* Input rows
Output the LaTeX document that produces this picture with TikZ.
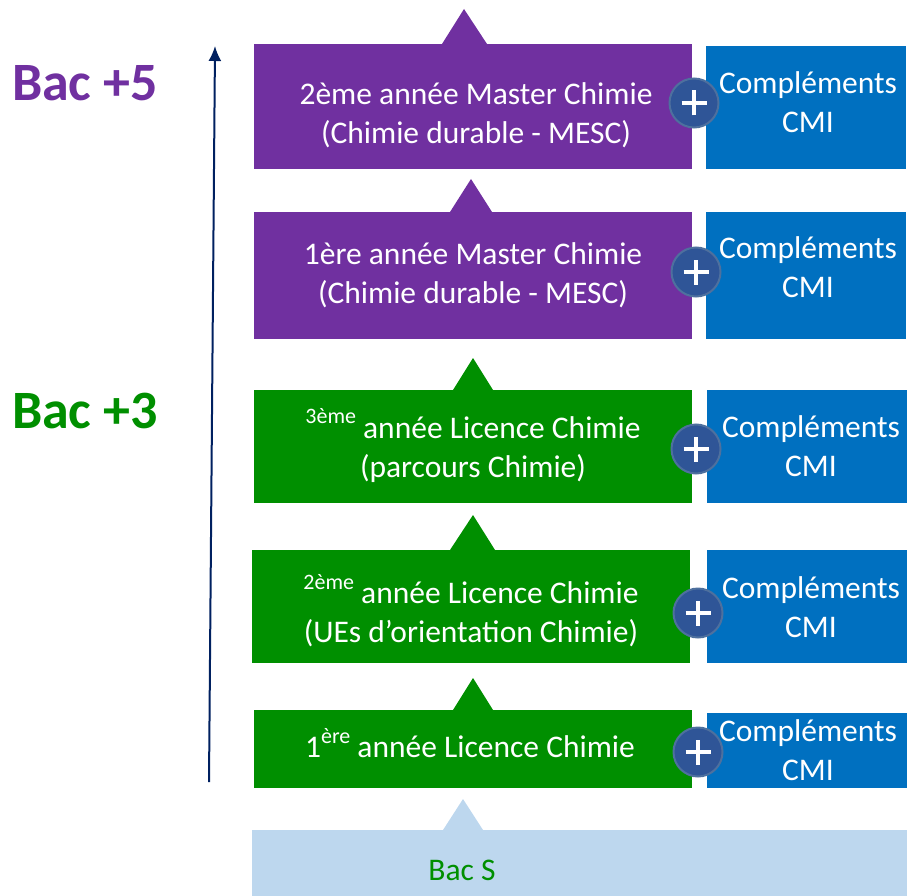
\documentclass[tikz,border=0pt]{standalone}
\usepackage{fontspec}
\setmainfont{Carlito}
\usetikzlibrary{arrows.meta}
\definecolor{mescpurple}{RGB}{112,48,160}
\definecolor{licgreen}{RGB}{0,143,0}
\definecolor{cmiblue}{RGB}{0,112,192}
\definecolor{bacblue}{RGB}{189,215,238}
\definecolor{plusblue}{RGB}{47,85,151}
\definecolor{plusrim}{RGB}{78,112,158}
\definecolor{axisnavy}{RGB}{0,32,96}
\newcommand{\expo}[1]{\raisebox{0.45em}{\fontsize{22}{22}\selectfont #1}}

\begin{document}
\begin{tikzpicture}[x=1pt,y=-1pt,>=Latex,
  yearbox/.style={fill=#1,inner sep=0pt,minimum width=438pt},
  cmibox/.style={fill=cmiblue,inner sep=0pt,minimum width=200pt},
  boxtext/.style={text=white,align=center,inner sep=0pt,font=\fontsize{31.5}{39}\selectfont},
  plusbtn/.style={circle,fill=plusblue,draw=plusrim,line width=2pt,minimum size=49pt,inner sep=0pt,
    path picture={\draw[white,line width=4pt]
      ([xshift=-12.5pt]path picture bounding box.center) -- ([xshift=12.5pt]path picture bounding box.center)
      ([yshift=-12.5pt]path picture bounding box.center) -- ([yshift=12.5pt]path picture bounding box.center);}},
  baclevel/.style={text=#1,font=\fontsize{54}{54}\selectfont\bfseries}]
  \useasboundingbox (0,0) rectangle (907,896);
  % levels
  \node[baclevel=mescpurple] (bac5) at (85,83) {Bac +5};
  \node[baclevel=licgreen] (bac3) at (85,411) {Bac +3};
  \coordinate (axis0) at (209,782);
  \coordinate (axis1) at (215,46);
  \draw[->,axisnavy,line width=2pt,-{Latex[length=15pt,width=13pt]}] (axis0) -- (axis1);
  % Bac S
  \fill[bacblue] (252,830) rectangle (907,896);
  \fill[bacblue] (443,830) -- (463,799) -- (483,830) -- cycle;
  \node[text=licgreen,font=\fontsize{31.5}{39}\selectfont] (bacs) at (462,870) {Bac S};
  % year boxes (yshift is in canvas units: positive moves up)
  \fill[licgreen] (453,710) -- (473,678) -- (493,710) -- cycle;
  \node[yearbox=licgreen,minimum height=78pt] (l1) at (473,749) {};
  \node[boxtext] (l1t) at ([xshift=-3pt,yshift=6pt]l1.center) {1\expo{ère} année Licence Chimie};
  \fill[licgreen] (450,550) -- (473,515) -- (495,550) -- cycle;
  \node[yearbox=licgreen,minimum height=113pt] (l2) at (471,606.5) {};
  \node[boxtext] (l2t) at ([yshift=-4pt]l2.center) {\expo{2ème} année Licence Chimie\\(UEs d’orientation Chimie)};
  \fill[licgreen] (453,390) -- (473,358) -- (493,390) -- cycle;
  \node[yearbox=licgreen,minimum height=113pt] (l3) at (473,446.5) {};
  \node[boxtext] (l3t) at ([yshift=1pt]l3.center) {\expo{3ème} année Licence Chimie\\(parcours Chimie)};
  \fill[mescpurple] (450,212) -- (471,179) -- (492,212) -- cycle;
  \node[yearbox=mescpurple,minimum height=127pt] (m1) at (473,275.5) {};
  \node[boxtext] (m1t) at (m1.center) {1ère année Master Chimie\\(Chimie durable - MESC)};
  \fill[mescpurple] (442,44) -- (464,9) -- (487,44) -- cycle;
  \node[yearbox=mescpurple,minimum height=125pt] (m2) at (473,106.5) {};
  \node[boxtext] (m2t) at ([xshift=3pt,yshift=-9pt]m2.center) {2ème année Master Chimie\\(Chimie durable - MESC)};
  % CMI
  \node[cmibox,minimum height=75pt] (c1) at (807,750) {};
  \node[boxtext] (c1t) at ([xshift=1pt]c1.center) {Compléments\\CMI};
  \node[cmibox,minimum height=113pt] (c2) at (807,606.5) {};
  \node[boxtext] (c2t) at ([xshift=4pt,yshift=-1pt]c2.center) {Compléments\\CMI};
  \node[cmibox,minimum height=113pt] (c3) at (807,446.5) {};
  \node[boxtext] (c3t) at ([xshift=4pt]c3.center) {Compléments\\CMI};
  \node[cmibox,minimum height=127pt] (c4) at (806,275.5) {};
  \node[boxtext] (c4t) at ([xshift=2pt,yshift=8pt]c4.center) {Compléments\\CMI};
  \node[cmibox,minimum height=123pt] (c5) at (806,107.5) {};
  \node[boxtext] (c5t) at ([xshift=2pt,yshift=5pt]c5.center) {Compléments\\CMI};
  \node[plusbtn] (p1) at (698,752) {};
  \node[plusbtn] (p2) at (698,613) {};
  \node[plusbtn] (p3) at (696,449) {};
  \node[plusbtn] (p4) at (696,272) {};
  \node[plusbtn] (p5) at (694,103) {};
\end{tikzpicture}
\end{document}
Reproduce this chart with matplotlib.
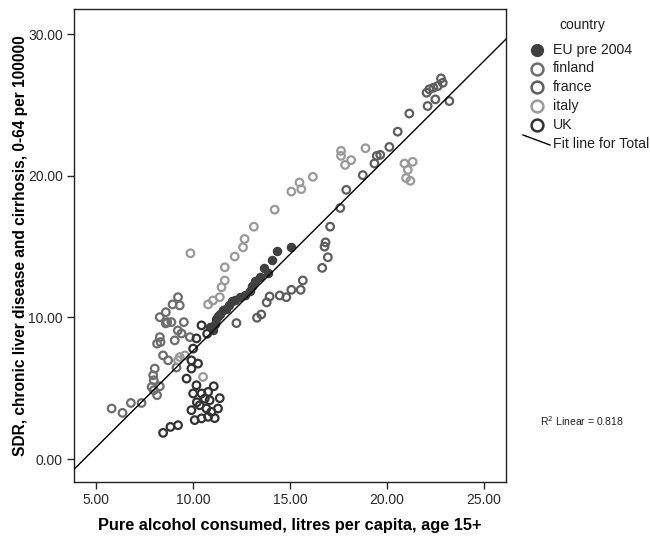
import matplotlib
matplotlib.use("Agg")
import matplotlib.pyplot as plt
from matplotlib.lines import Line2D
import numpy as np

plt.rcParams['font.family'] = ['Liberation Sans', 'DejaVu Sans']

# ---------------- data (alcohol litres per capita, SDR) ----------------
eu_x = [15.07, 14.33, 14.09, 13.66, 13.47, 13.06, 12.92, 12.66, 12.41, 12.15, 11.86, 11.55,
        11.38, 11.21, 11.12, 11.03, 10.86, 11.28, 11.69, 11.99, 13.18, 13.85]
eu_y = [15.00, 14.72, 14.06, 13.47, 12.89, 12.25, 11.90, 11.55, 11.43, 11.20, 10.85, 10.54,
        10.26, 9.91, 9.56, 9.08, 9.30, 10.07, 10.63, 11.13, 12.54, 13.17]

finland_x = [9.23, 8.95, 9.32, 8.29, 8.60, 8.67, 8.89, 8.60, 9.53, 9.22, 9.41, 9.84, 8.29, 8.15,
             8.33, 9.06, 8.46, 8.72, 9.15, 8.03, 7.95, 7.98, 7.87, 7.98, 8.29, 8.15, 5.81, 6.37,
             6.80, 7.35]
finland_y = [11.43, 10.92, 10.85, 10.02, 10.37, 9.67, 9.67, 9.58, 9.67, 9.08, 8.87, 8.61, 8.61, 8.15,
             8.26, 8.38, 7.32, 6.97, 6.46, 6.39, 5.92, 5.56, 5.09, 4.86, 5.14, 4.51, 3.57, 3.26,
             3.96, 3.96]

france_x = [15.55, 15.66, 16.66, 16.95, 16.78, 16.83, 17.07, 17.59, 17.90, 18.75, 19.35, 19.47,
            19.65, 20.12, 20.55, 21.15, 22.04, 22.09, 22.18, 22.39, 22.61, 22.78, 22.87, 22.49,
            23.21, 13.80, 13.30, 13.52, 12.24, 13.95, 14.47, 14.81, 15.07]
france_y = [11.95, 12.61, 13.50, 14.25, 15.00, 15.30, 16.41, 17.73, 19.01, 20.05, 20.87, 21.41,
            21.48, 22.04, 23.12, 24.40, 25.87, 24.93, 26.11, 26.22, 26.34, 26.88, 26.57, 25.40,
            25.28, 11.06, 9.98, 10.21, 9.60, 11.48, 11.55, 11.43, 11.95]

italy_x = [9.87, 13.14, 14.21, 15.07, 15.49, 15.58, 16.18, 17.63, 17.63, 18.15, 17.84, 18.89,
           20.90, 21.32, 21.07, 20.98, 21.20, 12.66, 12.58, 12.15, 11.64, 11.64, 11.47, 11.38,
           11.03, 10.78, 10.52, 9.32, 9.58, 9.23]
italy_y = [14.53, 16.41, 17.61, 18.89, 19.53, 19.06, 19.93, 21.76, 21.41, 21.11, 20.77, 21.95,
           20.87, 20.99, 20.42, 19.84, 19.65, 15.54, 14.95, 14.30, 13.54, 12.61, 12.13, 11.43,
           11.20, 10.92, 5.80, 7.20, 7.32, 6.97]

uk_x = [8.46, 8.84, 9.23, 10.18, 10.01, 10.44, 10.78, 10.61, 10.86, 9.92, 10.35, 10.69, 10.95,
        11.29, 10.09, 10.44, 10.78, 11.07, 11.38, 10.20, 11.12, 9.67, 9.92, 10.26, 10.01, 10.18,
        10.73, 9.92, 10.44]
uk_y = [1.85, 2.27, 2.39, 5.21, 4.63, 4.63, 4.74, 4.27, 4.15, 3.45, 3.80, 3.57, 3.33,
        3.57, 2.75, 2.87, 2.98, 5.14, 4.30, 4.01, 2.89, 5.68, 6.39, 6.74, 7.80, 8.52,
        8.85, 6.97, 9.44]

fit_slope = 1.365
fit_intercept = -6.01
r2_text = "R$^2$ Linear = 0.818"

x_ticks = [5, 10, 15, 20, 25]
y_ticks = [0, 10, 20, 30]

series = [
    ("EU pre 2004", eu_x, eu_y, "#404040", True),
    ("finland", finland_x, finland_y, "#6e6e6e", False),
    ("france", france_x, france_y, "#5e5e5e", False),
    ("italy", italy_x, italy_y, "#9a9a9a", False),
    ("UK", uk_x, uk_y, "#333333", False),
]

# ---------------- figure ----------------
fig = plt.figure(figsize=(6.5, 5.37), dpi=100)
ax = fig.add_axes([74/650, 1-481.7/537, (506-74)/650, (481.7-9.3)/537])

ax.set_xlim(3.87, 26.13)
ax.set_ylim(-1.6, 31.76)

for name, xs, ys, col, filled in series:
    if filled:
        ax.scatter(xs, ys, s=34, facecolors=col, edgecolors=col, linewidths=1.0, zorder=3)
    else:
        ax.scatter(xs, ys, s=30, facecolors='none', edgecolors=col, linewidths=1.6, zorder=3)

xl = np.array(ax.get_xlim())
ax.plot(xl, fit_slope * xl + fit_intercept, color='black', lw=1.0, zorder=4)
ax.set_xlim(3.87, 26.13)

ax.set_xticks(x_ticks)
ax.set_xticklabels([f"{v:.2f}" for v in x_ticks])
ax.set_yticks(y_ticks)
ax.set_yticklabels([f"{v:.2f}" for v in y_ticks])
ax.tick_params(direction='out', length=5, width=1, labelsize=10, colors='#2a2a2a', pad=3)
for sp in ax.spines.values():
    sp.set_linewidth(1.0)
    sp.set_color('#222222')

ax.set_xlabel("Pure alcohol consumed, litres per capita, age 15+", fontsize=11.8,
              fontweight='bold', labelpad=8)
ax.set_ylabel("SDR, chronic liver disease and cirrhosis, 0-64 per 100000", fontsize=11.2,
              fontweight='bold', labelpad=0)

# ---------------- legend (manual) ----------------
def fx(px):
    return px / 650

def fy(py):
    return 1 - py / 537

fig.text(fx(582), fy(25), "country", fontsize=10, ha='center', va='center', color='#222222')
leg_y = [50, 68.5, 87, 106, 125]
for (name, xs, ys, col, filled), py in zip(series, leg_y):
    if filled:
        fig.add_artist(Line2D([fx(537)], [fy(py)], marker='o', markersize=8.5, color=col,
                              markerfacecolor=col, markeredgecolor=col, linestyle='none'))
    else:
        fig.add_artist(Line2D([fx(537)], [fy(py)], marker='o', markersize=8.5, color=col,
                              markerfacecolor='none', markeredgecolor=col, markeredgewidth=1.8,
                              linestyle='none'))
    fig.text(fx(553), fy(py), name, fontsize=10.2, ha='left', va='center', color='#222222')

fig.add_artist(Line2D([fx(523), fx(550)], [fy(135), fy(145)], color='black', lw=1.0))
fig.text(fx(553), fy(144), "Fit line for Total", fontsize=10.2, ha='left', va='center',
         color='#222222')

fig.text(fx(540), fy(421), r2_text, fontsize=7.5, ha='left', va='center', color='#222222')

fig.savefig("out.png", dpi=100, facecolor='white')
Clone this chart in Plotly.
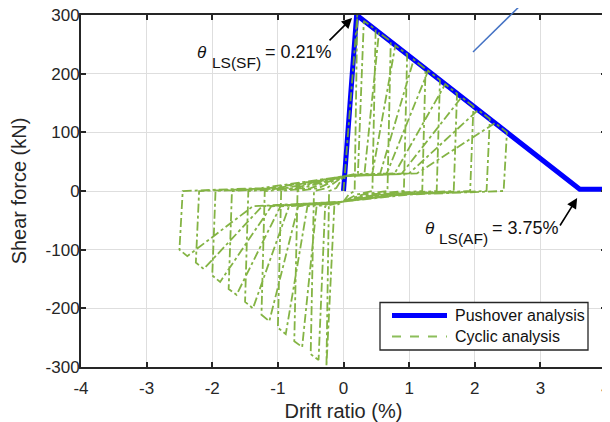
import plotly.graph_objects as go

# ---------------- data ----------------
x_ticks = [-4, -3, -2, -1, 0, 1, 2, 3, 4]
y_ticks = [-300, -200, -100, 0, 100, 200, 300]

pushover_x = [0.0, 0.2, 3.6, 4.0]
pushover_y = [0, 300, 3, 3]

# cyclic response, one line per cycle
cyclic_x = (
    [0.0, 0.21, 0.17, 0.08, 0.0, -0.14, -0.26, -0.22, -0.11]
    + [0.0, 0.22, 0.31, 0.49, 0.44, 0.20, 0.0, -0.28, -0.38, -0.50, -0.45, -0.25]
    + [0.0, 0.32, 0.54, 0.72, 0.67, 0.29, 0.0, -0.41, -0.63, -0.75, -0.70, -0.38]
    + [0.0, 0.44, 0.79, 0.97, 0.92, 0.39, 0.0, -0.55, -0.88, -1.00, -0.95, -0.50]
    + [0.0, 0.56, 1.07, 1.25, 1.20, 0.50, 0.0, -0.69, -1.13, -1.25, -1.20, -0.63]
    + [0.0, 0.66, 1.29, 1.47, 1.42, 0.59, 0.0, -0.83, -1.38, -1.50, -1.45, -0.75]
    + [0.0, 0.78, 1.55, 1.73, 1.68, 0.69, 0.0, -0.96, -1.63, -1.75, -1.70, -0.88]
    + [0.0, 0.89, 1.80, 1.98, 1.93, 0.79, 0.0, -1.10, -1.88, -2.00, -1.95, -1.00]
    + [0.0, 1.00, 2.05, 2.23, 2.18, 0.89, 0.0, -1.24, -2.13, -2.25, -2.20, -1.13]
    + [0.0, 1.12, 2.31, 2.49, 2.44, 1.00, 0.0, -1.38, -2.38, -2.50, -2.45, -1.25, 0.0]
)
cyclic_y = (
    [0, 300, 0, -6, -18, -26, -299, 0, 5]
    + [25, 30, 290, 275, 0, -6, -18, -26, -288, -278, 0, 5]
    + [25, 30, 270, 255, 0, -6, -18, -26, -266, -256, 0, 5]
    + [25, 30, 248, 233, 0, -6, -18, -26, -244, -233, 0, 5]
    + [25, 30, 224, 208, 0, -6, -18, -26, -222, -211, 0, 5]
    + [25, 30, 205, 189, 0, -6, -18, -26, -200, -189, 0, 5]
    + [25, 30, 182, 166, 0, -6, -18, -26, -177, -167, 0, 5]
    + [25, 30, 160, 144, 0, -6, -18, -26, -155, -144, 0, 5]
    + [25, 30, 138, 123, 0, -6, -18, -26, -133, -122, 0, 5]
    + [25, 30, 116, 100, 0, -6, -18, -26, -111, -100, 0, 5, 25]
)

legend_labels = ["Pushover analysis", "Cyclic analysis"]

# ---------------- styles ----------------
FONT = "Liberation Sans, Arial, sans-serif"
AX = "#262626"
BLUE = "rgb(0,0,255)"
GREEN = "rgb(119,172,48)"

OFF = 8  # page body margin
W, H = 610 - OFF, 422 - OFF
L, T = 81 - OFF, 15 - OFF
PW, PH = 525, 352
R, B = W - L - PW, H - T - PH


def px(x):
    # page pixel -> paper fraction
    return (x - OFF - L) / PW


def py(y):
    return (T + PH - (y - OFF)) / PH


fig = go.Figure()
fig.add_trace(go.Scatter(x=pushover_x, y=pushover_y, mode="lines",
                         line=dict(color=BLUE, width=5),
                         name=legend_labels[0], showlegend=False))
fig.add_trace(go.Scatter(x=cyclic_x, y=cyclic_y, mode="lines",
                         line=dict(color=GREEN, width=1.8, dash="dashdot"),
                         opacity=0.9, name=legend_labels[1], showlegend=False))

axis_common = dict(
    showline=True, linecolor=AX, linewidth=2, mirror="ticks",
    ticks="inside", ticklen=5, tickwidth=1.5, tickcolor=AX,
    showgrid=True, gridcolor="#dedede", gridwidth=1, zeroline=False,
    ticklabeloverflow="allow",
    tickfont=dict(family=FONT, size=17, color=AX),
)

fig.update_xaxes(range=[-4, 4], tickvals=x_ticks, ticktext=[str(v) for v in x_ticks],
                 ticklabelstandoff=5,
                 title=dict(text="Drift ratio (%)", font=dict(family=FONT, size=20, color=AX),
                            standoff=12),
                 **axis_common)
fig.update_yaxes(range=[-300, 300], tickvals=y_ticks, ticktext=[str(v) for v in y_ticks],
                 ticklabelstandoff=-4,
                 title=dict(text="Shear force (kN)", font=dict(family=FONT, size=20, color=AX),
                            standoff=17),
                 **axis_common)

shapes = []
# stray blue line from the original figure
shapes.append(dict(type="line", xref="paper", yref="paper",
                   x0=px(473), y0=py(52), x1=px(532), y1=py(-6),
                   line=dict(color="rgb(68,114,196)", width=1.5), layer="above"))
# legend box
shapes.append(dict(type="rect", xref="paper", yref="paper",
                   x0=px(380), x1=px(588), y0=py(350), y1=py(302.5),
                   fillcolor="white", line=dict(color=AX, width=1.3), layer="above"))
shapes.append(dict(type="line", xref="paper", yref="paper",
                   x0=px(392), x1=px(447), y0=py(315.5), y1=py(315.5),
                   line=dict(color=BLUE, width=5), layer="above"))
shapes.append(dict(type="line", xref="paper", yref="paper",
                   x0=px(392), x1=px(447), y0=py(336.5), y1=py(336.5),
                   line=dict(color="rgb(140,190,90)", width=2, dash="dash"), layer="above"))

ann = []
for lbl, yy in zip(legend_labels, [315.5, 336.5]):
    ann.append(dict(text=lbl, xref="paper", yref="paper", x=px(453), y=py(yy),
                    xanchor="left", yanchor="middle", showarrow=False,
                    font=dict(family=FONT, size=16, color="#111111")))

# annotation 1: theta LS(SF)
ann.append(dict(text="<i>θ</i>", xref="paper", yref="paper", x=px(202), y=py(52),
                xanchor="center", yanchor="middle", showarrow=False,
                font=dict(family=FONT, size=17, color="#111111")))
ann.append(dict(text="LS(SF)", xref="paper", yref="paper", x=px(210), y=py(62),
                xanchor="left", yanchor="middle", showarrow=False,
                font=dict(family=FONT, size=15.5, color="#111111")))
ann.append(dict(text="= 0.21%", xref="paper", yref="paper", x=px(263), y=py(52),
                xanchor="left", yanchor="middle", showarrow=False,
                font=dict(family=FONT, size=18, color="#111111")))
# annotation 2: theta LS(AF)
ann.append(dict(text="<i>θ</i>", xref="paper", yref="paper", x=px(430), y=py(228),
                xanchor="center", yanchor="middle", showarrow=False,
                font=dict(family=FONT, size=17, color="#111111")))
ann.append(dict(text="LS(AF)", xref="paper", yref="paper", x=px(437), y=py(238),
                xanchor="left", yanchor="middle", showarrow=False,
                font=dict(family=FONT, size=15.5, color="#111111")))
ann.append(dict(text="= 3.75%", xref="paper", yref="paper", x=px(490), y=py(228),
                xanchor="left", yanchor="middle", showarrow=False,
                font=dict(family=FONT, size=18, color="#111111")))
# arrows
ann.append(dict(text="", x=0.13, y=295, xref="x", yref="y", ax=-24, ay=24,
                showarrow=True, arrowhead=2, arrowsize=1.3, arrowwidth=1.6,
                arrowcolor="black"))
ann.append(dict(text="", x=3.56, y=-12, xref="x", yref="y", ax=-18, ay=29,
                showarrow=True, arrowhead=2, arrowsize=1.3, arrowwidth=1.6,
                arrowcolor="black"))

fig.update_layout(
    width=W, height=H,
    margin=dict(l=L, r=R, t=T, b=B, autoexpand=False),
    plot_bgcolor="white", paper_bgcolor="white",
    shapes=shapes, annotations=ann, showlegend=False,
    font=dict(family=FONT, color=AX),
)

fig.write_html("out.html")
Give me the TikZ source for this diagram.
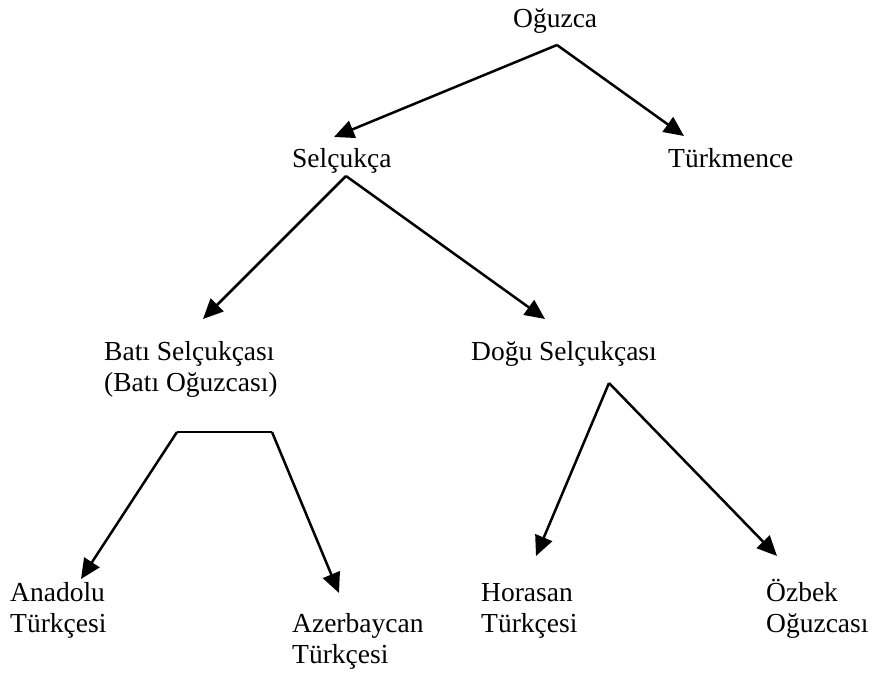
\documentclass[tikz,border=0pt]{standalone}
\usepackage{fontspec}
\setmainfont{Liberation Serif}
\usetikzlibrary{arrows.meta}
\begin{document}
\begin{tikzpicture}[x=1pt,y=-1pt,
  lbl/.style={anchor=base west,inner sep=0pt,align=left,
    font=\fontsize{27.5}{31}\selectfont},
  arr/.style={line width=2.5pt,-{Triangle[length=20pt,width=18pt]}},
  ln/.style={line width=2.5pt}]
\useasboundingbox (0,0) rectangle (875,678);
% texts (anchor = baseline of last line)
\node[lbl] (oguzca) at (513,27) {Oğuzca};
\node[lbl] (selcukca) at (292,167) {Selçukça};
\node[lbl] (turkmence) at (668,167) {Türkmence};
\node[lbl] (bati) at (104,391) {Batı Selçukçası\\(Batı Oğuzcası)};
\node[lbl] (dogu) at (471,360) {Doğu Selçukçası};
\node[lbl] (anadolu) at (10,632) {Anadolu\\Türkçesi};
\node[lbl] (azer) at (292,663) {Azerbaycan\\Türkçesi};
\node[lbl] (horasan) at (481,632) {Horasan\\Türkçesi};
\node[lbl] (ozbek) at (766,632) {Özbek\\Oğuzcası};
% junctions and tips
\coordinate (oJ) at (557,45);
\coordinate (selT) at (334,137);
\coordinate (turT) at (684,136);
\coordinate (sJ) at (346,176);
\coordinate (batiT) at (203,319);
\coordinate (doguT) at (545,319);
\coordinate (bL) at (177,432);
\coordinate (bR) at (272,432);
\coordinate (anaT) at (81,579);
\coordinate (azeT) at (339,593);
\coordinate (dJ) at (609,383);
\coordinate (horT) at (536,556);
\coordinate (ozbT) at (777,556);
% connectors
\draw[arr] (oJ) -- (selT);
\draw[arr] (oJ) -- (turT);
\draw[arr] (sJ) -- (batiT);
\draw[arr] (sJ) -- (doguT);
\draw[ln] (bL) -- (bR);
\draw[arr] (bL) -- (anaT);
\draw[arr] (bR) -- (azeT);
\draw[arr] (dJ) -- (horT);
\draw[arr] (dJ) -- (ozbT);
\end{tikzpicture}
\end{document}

* Set task
In the listing above, find the line with "Reproduce this chart with matplotlib." and the line with "plt.rcParams['font.family'] = ['Liberation". Copy both of them and every line between, exactly, but not the pictures.

* Answer to this exercise
Reproduce this chart with matplotlib.
import matplotlib
matplotlib.use("Agg")
import matplotlib.pyplot as plt
from matplotlib.lines import Line2D
import numpy as np

plt.rcParams['font.family'] = ['Liberation Sans', 'DejaVu Sans']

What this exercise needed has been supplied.